Request = Set down the full listing exactly as given. Any pictures are to be left out.

** BEGIN **

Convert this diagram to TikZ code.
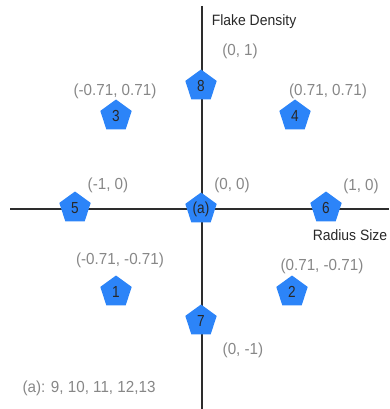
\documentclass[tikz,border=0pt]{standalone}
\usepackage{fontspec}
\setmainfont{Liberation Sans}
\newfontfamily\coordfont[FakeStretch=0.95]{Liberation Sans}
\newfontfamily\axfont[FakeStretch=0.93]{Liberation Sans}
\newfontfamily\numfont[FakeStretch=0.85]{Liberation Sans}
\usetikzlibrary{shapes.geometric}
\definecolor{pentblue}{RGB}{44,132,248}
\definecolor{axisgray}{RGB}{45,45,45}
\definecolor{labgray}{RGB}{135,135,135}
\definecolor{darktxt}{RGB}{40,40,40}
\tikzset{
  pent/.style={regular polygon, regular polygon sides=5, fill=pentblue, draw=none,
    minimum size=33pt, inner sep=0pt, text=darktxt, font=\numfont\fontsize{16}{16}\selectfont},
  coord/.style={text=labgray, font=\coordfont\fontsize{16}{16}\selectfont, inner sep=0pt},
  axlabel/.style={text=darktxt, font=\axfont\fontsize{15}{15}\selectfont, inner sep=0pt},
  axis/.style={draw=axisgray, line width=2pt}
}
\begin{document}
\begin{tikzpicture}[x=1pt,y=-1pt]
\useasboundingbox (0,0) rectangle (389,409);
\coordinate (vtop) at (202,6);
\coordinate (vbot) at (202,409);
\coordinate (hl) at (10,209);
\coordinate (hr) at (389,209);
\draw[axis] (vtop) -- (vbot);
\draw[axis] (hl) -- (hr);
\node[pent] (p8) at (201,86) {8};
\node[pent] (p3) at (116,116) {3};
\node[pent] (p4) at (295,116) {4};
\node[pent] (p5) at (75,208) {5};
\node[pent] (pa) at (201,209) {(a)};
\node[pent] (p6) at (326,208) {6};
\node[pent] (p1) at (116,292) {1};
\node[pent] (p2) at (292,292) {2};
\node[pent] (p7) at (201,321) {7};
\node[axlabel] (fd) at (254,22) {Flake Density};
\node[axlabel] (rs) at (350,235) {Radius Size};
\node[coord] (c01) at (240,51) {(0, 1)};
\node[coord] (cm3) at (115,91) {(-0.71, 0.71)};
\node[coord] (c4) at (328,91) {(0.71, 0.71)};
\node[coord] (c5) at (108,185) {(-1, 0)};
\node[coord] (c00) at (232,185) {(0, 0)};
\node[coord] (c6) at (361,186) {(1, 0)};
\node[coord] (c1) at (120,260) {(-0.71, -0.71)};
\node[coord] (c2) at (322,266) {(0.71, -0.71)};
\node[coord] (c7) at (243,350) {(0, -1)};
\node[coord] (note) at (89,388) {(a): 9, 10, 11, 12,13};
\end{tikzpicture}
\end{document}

** END **

Correct result =
Convert this diagram to TikZ code.
\documentclass[tikz,border=0pt]{standalone}
\usepackage{fontspec}
\setmainfont{Liberation Sans}
\newfontfamily\coordfont[FakeStretch=0.95]{Liberation Sans}
\newfontfamily\axfont[FakeStretch=0.93]{Liberation Sans}
\newfontfamily\numfont[FakeStretch=0.85]{Liberation Sans}
\usetikzlibrary{shapes.geometric}
\definecolor{pentblue}{RGB}{44,132,248}
\definecolor{axisgray}{RGB}{45,45,45}
\definecolor{labgray}{RGB}{135,135,135}
\definecolor{darktxt}{RGB}{40,40,40}
\tikzset{
  pent/.style={regular polygon, regular polygon sides=5, fill=pentblue, draw=none,
    minimum size=33pt, inner sep=0pt, text=darktxt, font=\numfont\fontsize{16}{16}\selectfont},
  coord/.style={text=labgray, font=\coordfont\fontsize{16}{16}\selectfont, inner sep=0pt},
  axlabel/.style={text=darktxt, font=\axfont\fontsize{15}{15}\selectfont, inner sep=0pt},
  axis/.style={draw=axisgray, line width=2pt}
}
\begin{document}
\begin{tikzpicture}[x=1pt,y=-1pt]
\useasboundingbox (0,0) rectangle (389,409);
\coordinate (vtop) at (202,6);
\coordinate (vbot) at (202,409);
\coordinate (hl) at (10,209);
\coordinate (hr) at (389,209);
\draw[axis] (vtop) -- (vbot);
\draw[axis] (hl) -- (hr);
\node[pent] (p8) at (201,86) {8};
\node[pent] (p3) at (116,116) {3};
\node[pent] (p4) at (295,116) {4};
\node[pent] (p5) at (75,208) {5};
\node[pent] (pa) at (201,209) {(a)};
\node[pent] (p6) at (326,208) {6};
\node[pent] (p1) at (116,292) {1};
\node[pent] (p2) at (292,292) {2};
\node[pent] (p7) at (201,321) {7};
\node[axlabel] (fd) at (254,22) {Flake Density};
\node[axlabel] (rs) at (350,235) {Radius Size};
\node[coord] (c01) at (240,51) {(0, 1)};
\node[coord] (cm3) at (115,91) {(-0.71, 0.71)};
\node[coord] (c4) at (328,91) {(0.71, 0.71)};
\node[coord] (c5) at (108,185) {(-1, 0)};
\node[coord] (c00) at (232,185) {(0, 0)};
\node[coord] (c6) at (361,186) {(1, 0)};
\node[coord] (c1) at (120,260) {(-0.71, -0.71)};
\node[coord] (c2) at (322,266) {(0.71, -0.71)};
\node[coord] (c7) at (243,350) {(0, -1)};
\node[coord] (note) at (89,388) {(a): 9, 10, 11, 12,13};
\end{tikzpicture}
\end{document}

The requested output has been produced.